- Theatrical release poster
- Directed by: Sidney Salkow
- Written by: Gerald Drayson Adams; Richard Schayer;
- Produced by: Edward Small
- Starring: Buster Crabbe Ann Robinson Neville Brand
- Cinematography: Kenneth Peach
- Edited by: Arthur Hilton
- Music by: Irving Gertz
- Production company: Grand Productions
- Distributed by: United Artists
- Release date: September 15, 1956;
- Running time: 79 minutes
- Country: United States
- Language: English

= Gun Brothers =

1956 film by Sidney Salkow

Gun Brothers is a 1956 American Western film directed by Sidney Salkow and starring Buster Crabbe, Ann Robinson and Neville Brand. It was Crabbe's first feature film in six years.

==Plot==
Wyoming, 1879: Chad Santee, a former Cavalry sergeant, is a passenger on a stagecoach bound for Cheyenne, along with saloon singer Rose Fargo and a gambler known as Blackjack Silk. The coach, carrying government gold, is stopped by a gang of outlaws.

Chad is on his way to see his brother Jubal's cattle ranch for the first time. What he doesn't know is that Jubal is among the masked outlaws who rob the coach. Chad intends to defend himself, but Blackjack, fearing a gunfight, knocks Chad cold. Rose takes umbrage, telling the gang about money Blackjack has hidden in his boot. Chad awakens to find Blackjack slapping the woman, so he flattens the gambler with a punch.

A posse arrives, led by Yellowstone Kelly, who used to be Chad's army commander. Yellowstone would like Chad to join him in Jackson Hole in the fur trading business. Chad says he's obligated to join his brother in the cattle business.

In town Chad starts to court Rose, but one of Jubal's men, Shawnee, has come to town to take Chad to his brother's ranch. Chad leaves, but assures Rose he will return. Along with Shawnee and Chad is Meeteense, an Indian maiden who "belongs" to Shawnee.

On the journey to the ranch, Chad treats Meeteetse kindly and she takes a liking to him. Arriving at Jubal's ranch, Chad discovers there are no cattle and the ranch is actually a hideout, with Jubal the gang's leader. Chad notices Meeteetse wearing a brooch taken from Rose in the stage hold-up, and realizes Jubal's gang robbed the coach. Shawnee wants Chad dead for knowing too much. Chad promises not to betray his brother and Jubal vouches for Chad's honesty. Chad tells Jubal he is going to Jackson Hole to get in the fur trading business, and Jubal send Meeteetse along with him to show him the way.
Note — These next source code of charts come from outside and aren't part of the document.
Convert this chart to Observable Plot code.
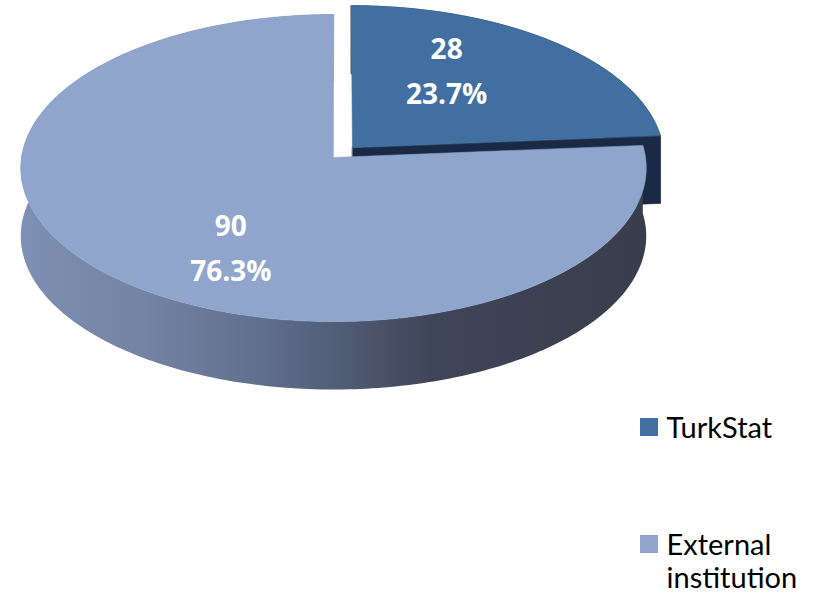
<!DOCTYPE html>
<html><head><meta charset="utf-8">
<script src="https://cdn.jsdelivr.net/npm/d3@7"></script>
<script src="https://cdn.jsdelivr.net/npm/@observablehq/plot@0.6"></script>
<style>html,body{margin:0;padding:0;background:#fff;overflow:hidden}</style>
</head><body><div id="chart"></div>
<script>
// ---- data ----
const categories = ["TurkStat", "External institution"];
const values = [28, 90];
const legendLabels = ["TurkStat", "External\ninstitution"];
const explode = [0.09, 0];

// ---- styles ----
const topColors = ["#416fa1", "#8fa5cc"];
const darkSide = "#1b2a44";

// ---- layout (3D projection of the pie) ----
const W = 814, H = 598;
const CX = 333, CY = 157, B = 312, A = 152.8, P = 0.0684, D = 68;
const LX = 0.467, LY = 0.745;
const LEG_X = 640, LEG_Y = 418, LEG_STEP = 117, SQ = 18;

const total = d3.sum(values);
const arcs = d3.pie().sort(null).value(d => d)(values);

function proj(u, v, dz = 0) {
  const s = 1 / (1 + P * v);
  return {x: CX + B * u * s, y: CY - A * v * s + dz};
}
function pt(i, theta, f, dz = 0) {
  const a = arcs[i], mid = (a.startAngle + a.endAngle) / 2, e = explode[i];
  return proj(f * Math.sin(theta) + e * Math.sin(mid), f * Math.cos(theta) + e * Math.cos(mid), dz);
}
function arcPts(i, dz = 0) {
  const a = arcs[i];
  const n = Math.max(4, Math.ceil((a.endAngle - a.startAngle) / (Math.PI / 180)));
  return d3.range(n + 1).map(k => pt(i, a.startAngle + (a.endAngle - a.startAngle) * k / n, 1, dz));
}
const topFace = i => [pt(i, 0, 0), ...arcPts(i)];
const wall = i => [...arcPts(i), ...arcPts(i, D).reverse()];
const radialEnd = i => {
  const a = arcs[i];
  return [pt(i, 0, 0), pt(i, a.endAngle, 1), pt(i, a.endAngle, 1, D), pt(i, 0, 0, D)];
};

const labels = arcs.map((a, i) => {
  const mid = (a.startAngle + a.endAngle) / 2, e = explode[i];
  const p = proj(LX * Math.sin(mid) + e * Math.sin(mid), LY * Math.cos(mid) + e * Math.cos(mid));
  return {x: p.x, y: p.y, text: `${values[i]}\n${(values[i] / total * 100).toFixed(1)}%`};
});

const legend = categories.map((c, i) => ({
  name: c, label: legendLabels[i], color: topColors[i],
  x1: LEG_X, x2: LEG_X + SQ, y1: LEG_Y + i * LEG_STEP, y2: LEG_Y + i * LEG_STEP + SQ
}));

const poly = (pts, fill, stroke) => Plot.line(pts, {x: "x", y: "y", fill, stroke: stroke || "none", strokeWidth: 0.6, curve: "linear-closed"});

const svg = Plot.plot({
  width: W, height: H, margin: 0,
  style: {background: "white", fontFamily: "Lato, 'Open Sans', sans-serif"},
  x: {domain: [0, W], range: [0, W], axis: null},
  y: {domain: [0, H], range: [0, H], axis: null},
  marks: [
    // TurkStat slice (exploded, behind)
    poly(wall(0), darkSide, darkSide),
    poly(radialEnd(0), darkSide, darkSide),
    poly(topFace(0), topColors[0], topColors[0]),
    // External institution slice
    poly(wall(1), "url(#wallGrad)"),
    poly(topFace(1), topColors[1], topColors[1]),
    // data labels
    Plot.text(labels, {x: "x", y: "y", text: "text", fill: "white", fontSize: 28, fontWeight: "bold",
      fontFamily: "'Open Sans'", lineHeight: 1.6, textAnchor: "middle", lineAnchor: "middle"}),
    // legend
    Plot.rect(legend, {x1: "x1", x2: "x2", y1: "y1", y2: "y2", fill: "color"}),
    Plot.text(legend, {x: d => d.x2 + 8, y: d => d.y1 - 3.5, text: "label", fill: "black", fontSize: 29,
      fontFamily: "Lato", lineHeight: 1.12, textAnchor: "start", lineAnchor: "top"})
  ],
  color: {type: "identity"}
});

const ns = "http://www.w3.org/2000/svg";
const defs = document.createElementNS(ns, "defs");
const g = document.createElementNS(ns, "linearGradient");
g.setAttribute("id", "wallGrad");
g.setAttribute("gradientUnits", "userSpaceOnUse");
g.setAttribute("x1", CX - B); g.setAttribute("x2", CX + B);
g.setAttribute("y1", 0); g.setAttribute("y2", 0);
[[0, "#7e90b3"], [0.2, "#7283a4"], [0.4, "#5f6d8b"], [0.55, "#4c566e"], [0.66, "#3f4558"], [1, "#393e4c"]]
  .forEach(([o, c]) => {
    const s = document.createElementNS(ns, "stop");
    s.setAttribute("offset", o); s.setAttribute("stop-color", c);
    g.appendChild(s);
  });
defs.appendChild(g);
svg.insertBefore(defs, svg.firstChild);
document.getElementById("chart").appendChild(svg);
</script>
</body></html>
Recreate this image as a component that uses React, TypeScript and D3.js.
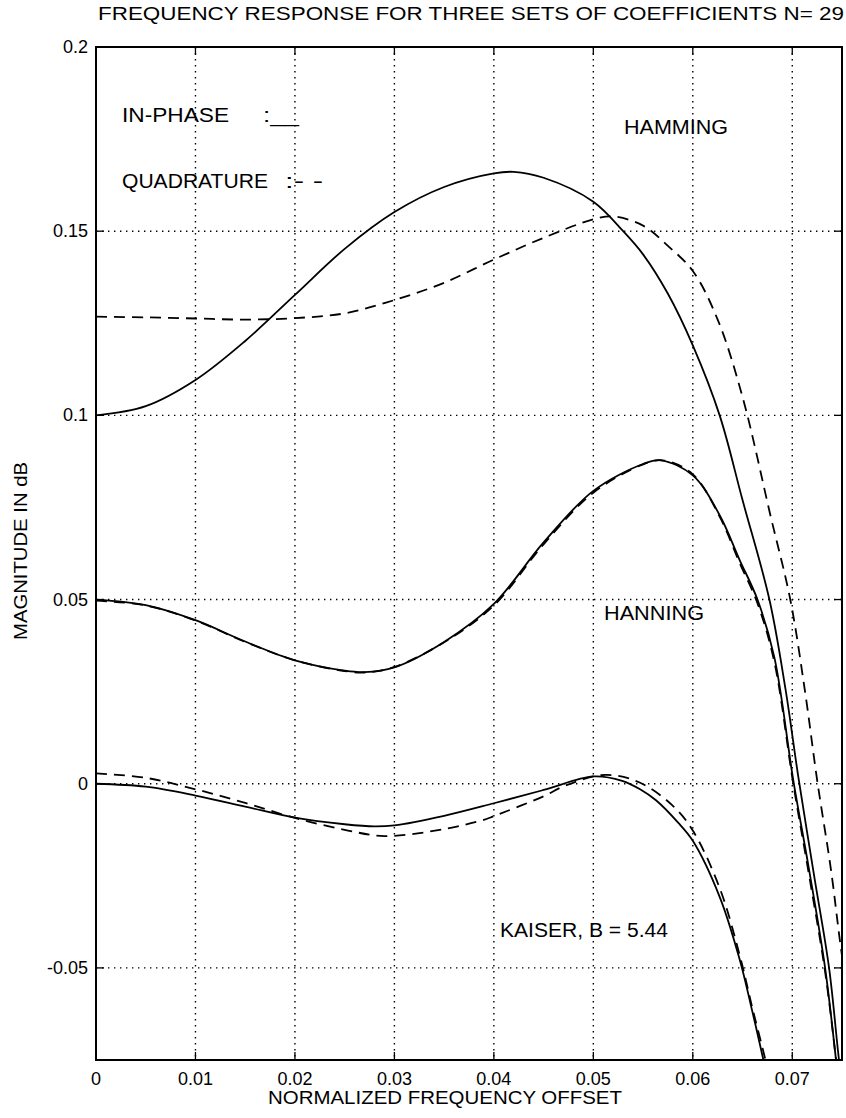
import React from "react";
import * as d3 from "d3";

// ---- data ----
const hammingIX = [0, 0.005, 0.01, 0.015, 0.02, 0.025, 0.03, 0.035, 0.04, 0.042, 0.045, 0.05, 0.053, 0.055, 0.0575, 0.06, 0.0627, 0.065, 0.0677, 0.0693, 0.0706, 0.0722, 0.0737, 0.0747, 0.0752];
const hammingIY = [0.1, 0.1025, 0.1096, 0.1202, 0.1327, 0.1452, 0.1552, 0.162, 0.1657, 0.1661, 0.1645, 0.158, 0.15, 0.1437, 0.133, 0.119, 0.1, 0.077, 0.05, 0.026, 0.002, -0.025, -0.05, -0.075, -0.085];

const hammingQX = [0, 0.005, 0.01, 0.015, 0.02, 0.025, 0.03, 0.035, 0.04, 0.045, 0.05, 0.052, 0.055, 0.0575, 0.06, 0.0625, 0.065, 0.0678, 0.0698, 0.0713, 0.0725, 0.0739, 0.0748, 0.0755];
const hammingQY = [0.1268, 0.1266, 0.1263, 0.126, 0.1264, 0.1277, 0.1313, 0.136, 0.1423, 0.1482, 0.1532, 0.154, 0.1515, 0.146, 0.1392, 0.126, 0.105, 0.0729, 0.05, 0.0247, 0.001, -0.0235, -0.0428, -0.056];

const hanningIX = [0, 0.005, 0.01, 0.015, 0.02, 0.025, 0.027, 0.03, 0.035, 0.04, 0.045, 0.05, 0.055, 0.0568, 0.06, 0.0627, 0.0647, 0.0665, 0.0682, 0.0701, 0.0717, 0.0733, 0.0744, 0.0748];
const hanningIY = [0.05, 0.0485, 0.0444, 0.0386, 0.0335, 0.0307, 0.0303, 0.0316, 0.0385, 0.0488, 0.0655, 0.0795, 0.0868, 0.0878, 0.0837, 0.0729, 0.0608, 0.05, 0.0343, 0.001, -0.0235, -0.05, -0.075, -0.085];

const hanningQX = [0, 0.005, 0.01, 0.015, 0.02, 0.025, 0.027, 0.03, 0.035, 0.04, 0.045, 0.05, 0.055, 0.057, 0.06, 0.0627, 0.0647, 0.0665, 0.0682, 0.0701, 0.0717, 0.0733, 0.0744, 0.0748];
const hanningQY = [0.0497, 0.0484, 0.0443, 0.0385, 0.0335, 0.0306, 0.0302, 0.0317, 0.0384, 0.0484, 0.065, 0.079, 0.0867, 0.0878, 0.084, 0.0725, 0.06, 0.049, 0.033, 0.0, -0.025, -0.051, -0.075, -0.085];

const kaiserIX = [0, 0.005, 0.01, 0.015, 0.02, 0.025, 0.028, 0.03, 0.035, 0.04, 0.045, 0.05, 0.0529, 0.0547, 0.0563, 0.0585, 0.06, 0.0627, 0.0647, 0.066, 0.0671, 0.0674];
const kaiserIY = [0, -0.0008, -0.0032, -0.0062, -0.0092, -0.011, -0.0116, -0.0113, -0.0087, -0.0053, -0.0017, 0.002, 0.0008, -0.0015, -0.0045, -0.0105, -0.0155, -0.0307, -0.0476, -0.062, -0.075, -0.079];

const kaiserQX = [0, 0.005, 0.01, 0.015, 0.02, 0.025, 0.029, 0.035, 0.039, 0.04, 0.045, 0.0472, 0.0512, 0.0546, 0.058, 0.06, 0.0627, 0.0647, 0.066, 0.0673, 0.0676];
const kaiserQY = [0.0028, 0.0016, -0.0015, -0.0052, -0.0093, -0.0125, -0.0142, -0.0123, -0.0098, -0.0088, -0.0034, -0.0005, 0.0024, 0.0004, -0.006, -0.0127, -0.0283, -0.0464, -0.061, -0.075, -0.079];

const xTicks = [0, 0.01, 0.02, 0.03, 0.04, 0.05, 0.06, 0.07];
const xTickLabels = ["0", "0.01", "0.02", "0.03", "0.04", "0.05", "0.06", "0.07"];
const yTicks = [-0.05, 0, 0.05, 0.1, 0.15, 0.2];
const yTickLabels = ["-0.05", "0", "0.05", "0.1", "0.15", "0.2"];

const titleText = "FREQUENCY RESPONSE FOR THREE SETS OF COEFFICIENTS  N= 29";
const xLabel = "NORMALIZED FREQUENCY OFFSET";
const yLabel = "MAGNITUDE IN dB";

const W = 846;
const H = 1118;
const L = 96, T = 47, R = 842, B = 1060;
const FONT = "'Liberation Sans', Arial, Helvetica, sans-serif";

export default function App() {
  const x = d3.scaleLinear().domain([0, 0.075]).range([L, R]);
  const y = d3.scaleLinear().domain([-0.075, 0.2]).range([B, T]);
  const line = d3
    .line<[number, number]>()
    .x((d) => x(d[0]))
    .y((d) => y(d[1]))
    .curve(d3.curveCatmullRom.alpha(0.5));
  const zip = (a: number[], b: number[]) => a.map((v, i) => [v, b[i]] as [number, number]);

  const series = [
    { d: zip(hammingIX, hammingIY), dash: undefined },
    { d: zip(hammingQX, hammingQY), dash: "11,7" },
    { d: zip(hanningIX, hanningIY), dash: undefined },
    { d: zip(hanningQX, hanningQY), dash: "11,7" },
    { d: zip(kaiserIX, kaiserIY), dash: undefined },
    { d: zip(kaiserQX, kaiserQY), dash: "11,7" },
  ];

  const ann = (s: string, xx: number, yy: number, len: number) => (
    <text x={xx} y={yy} fontSize={20} textLength={len} lengthAdjust="spacingAndGlyphs">
      {s}
    </text>
  );

  return (
    <svg width={W} height={H} style={{ position: "absolute", left: 0, top: 0, background: "#fff" }} fontFamily={FONT}>
      <defs>
        <clipPath id="plot">
          <rect x={L} y={T} width={R - L} height={B - T} />
        </clipPath>
      </defs>
      <rect x={0} y={0} width={W} height={H} fill="#fff" />
      {/* grid */}
      {xTicks.slice(1).map((t) => (
        <line key={"gx" + t} x1={x(t)} x2={x(t)} y1={T} y2={B} stroke="#000" strokeWidth={1.4} strokeDasharray="1.4,4.6" />
      ))}
      {yTicks.map((t) => (
        <line key={"gy" + t} x1={L} x2={R} y1={y(t)} y2={y(t)} stroke="#000" strokeWidth={1.4} strokeDasharray="1.4,4.6" />
      ))}
      {/* ticks */}
      {xTicks.map((t) => (
        <g key={"tx" + t}>
          <line x1={x(t)} x2={x(t)} y1={B} y2={B - 8} stroke="#000" strokeWidth={1.3} />
          <line x1={x(t)} x2={x(t)} y1={T} y2={T + 8} stroke="#000" strokeWidth={1.3} />
        </g>
      ))}
      {yTicks.map((t) => (
        <g key={"ty" + t}>
          <line x1={L} x2={L + 8} y1={y(t)} y2={y(t)} stroke="#000" strokeWidth={1.3} />
          <line x1={R} x2={R - 8} y1={y(t)} y2={y(t)} stroke="#000" strokeWidth={1.3} />
        </g>
      ))}
      {/* curves */}
      <g clipPath="url(#plot)">
        {series.map((s, i) => (
          <path key={i} d={line(s.d) || ""} fill="none" stroke="#000" strokeWidth={1.8} strokeDasharray={s.dash} />
        ))}
      </g>
      {/* frame */}
      <rect x={L} y={T} width={R - L} height={B - T} fill="none" stroke="#000" strokeWidth={2} />
      {/* tick labels */}
      {xTicks.map((t, i) => (
        <text key={"lx" + t} x={x(t)} y={1085} fontSize={18} textAnchor="middle">
          {xTickLabels[i]}
        </text>
      ))}
      {yTicks.map((t, i) => (
        <text key={"ly" + t} x={88} y={y(t) + 6} fontSize={18} textAnchor="end">
          {yTickLabels[i]}
        </text>
      ))}
      {/* titles */}
      <text x={98} y={20} fontSize={19} textLength={746} lengthAdjust="spacingAndGlyphs">
        {titleText}
      </text>
      <text x={268} y={1104} fontSize={19} textLength={354} lengthAdjust="spacingAndGlyphs">
        {xLabel}
      </text>
      <text transform="translate(27,640) rotate(-90)" fontSize={18} textLength={178} lengthAdjust="spacingAndGlyphs">
        {yLabel}
      </text>
      {/* annotations */}
      {ann("IN-PHASE", 122, 122, 107)}
      {ann(":__", 263, 122, 36)}
      {ann("QUADRATURE", 122, 188, 146)}
      {ann(":- -", 285, 188, 38)}
      {ann("HAMMING", 624, 134, 104)}
      {ann("HANNING", 604, 620, 100)}
      {ann("KAISER, B = 5.44", 500, 937, 168)}
    </svg>
  );
}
Chad and Meeteetse make a stop in town so Chad can give the brooch back to Rose, but Blackjack sees him with it and tells the sheriff. The sheriff confronts Chad, who takes flight and is shot trying to get away. Meeteetse, along with Rose, get him back to Jubal's ranch. Shawnee decides he wants Rose for himself, but Chad won't give her up. Jealous of Rose, Meeteetse goes to town and offers to take the sheriff to Jubal's ranch if he agrees to arrest Rose and let Chad go.

Chad and Rose plan to leave the ranch in secret, but Shawnee catches them and Chad wounds him. At that moment the sheriff and his men arrive and there is a gun battle between the sheriff's men and the outlaws. All of the outlaws except Shawnee and Junal are either killed or arrested. Chad, having seen the gun battle and thinking his brother is dead, rides off with Rose to a new life in Jackson Hole. Jubal, only wounded, escapes with Shawnee. They believe Chad sent Meeteetse to turn them in to the sheriff and they vow revenge.

Jubal and Shawnee bide their time, form another gang, then ride to Jackson Hole to kill Chad and steal his furs. Jubal confronts Chad and Chad convinces Jubal that he did not betray him. Shawnee takes Jubal's gun and says he's going to get the rest of the gang and come back to kill both brothers and take the furs. By the time Shawnee and the gang return, Chad and Jubal are prepared to defend themselves and are able to hold off the outlaws, though Jubal is killed saving Chad and Rose. In his honor, they name their baby girl Jubilee.

==Cast==
- Buster Crabbe as Chad Santee
- Ann Robinson as Rose Fargo Santee
- Neville Brand as Jubal Santee
- Michael Ansara as Shawnee Jack
- Walter Sande as Yellowstone Kelly
- Lita Milan as Meeteetse
- Slim Pickens as Moose MacLain
- James Seay as Blackjack Silk
- Roy Barcroft as Sheriff Jorgen
- Dorothy Ford as 	Molly MacLain
- Rick Vallin as Gomez

==Production==
The film was made by Grand Productions, which was owned by Edward Small.